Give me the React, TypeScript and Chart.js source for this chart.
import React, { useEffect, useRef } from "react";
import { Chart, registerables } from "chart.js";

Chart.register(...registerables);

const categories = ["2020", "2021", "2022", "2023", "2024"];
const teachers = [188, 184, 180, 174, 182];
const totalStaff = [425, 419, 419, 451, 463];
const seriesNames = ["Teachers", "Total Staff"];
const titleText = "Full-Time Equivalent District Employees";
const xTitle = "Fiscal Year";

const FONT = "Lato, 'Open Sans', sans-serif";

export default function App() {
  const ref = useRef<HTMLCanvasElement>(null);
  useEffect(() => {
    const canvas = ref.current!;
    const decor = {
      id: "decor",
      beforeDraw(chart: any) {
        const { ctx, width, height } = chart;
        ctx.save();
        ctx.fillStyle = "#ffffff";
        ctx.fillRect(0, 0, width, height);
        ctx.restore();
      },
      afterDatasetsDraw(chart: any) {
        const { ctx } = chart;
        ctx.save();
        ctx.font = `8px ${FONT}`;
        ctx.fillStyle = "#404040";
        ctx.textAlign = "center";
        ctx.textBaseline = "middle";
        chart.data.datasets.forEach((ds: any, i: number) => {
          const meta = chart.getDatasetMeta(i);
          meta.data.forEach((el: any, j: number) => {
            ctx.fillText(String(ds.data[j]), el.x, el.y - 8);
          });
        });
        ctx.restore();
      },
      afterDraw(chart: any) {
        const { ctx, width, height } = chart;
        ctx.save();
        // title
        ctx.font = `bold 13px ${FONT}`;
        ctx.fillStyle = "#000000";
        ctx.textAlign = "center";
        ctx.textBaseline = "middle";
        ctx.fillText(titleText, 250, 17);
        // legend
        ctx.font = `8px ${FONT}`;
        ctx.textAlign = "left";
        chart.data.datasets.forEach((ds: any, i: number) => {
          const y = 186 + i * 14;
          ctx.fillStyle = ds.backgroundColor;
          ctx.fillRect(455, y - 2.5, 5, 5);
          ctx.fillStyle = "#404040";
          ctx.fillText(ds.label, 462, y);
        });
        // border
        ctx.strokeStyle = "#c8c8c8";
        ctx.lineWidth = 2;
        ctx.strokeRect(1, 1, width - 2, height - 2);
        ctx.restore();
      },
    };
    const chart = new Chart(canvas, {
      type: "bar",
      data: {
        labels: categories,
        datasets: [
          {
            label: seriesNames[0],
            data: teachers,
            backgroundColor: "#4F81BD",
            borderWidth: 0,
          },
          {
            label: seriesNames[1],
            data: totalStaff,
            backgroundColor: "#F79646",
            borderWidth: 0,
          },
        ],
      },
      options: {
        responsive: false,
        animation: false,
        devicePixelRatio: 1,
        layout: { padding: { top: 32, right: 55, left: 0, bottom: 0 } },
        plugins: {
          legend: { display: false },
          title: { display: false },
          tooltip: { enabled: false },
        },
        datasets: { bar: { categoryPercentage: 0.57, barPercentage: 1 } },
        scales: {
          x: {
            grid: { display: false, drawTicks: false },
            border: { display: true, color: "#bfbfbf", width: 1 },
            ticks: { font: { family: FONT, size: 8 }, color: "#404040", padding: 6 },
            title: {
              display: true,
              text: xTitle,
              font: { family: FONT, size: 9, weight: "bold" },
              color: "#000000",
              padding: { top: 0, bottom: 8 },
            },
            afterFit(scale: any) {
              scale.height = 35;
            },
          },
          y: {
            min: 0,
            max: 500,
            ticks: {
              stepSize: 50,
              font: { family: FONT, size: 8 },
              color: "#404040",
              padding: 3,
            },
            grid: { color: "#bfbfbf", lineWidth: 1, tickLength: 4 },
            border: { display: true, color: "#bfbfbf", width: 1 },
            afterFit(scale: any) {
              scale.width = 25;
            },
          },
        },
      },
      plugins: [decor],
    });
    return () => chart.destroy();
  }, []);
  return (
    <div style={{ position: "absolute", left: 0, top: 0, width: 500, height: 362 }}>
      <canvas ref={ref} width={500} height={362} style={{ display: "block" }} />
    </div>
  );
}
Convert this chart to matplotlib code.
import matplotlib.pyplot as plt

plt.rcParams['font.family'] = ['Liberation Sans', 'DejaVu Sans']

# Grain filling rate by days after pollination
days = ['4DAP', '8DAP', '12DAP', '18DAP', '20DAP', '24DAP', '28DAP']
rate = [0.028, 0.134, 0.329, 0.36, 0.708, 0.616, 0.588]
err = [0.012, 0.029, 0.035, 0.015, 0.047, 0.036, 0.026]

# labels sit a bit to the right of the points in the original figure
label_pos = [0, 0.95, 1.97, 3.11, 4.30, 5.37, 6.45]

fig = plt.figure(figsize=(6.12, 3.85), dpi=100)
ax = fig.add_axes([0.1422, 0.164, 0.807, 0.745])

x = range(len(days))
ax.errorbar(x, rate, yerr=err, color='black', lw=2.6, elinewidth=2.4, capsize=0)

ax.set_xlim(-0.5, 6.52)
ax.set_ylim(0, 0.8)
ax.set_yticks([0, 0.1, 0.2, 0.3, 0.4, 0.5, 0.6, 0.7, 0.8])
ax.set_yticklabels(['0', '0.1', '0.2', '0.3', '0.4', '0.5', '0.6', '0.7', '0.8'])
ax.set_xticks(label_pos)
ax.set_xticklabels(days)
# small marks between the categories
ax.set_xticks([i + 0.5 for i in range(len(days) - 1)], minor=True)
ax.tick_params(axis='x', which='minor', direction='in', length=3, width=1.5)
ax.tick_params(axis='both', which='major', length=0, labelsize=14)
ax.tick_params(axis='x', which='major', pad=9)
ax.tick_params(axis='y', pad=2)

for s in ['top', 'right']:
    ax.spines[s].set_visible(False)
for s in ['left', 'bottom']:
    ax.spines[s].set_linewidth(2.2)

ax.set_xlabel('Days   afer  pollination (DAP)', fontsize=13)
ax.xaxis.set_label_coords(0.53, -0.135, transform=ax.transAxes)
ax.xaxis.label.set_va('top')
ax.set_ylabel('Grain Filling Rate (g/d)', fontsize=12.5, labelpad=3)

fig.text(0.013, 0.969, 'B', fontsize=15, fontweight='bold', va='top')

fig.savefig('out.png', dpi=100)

* * *

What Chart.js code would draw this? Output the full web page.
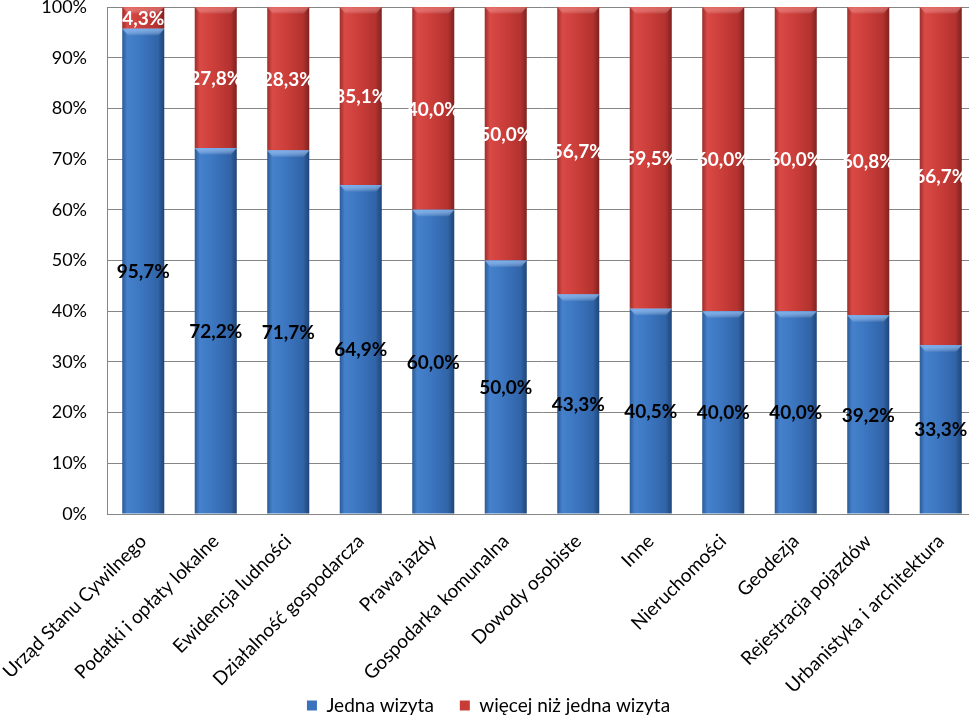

--- Aim ---
What is wanted is an exact copy of the lines from the line containing "Convert this chart to matplotlib code." to the line containing "lw=2.6, elinewidth=2.4, capsize=0)", both lines included, and of no other line.

--- Task solution ---
Convert this chart to matplotlib code.
import matplotlib.pyplot as plt

plt.rcParams['font.family'] = ['Liberation Sans', 'DejaVu Sans']

# Grain filling rate by days after pollination
days = ['4DAP', '8DAP', '12DAP', '18DAP', '20DAP', '24DAP', '28DAP']
rate = [0.028, 0.134, 0.329, 0.36, 0.708, 0.616, 0.588]
err = [0.012, 0.029, 0.035, 0.015, 0.047, 0.036, 0.026]

# labels sit a bit to the right of the points in the original figure
label_pos = [0, 0.95, 1.97, 3.11, 4.30, 5.37, 6.45]

fig = plt.figure(figsize=(6.12, 3.85), dpi=100)
ax = fig.add_axes([0.1422, 0.164, 0.807, 0.745])

x = range(len(days))
ax.errorbar(x, rate, yerr=err, color='black', lw=2.6, elinewidth=2.4, capsize=0)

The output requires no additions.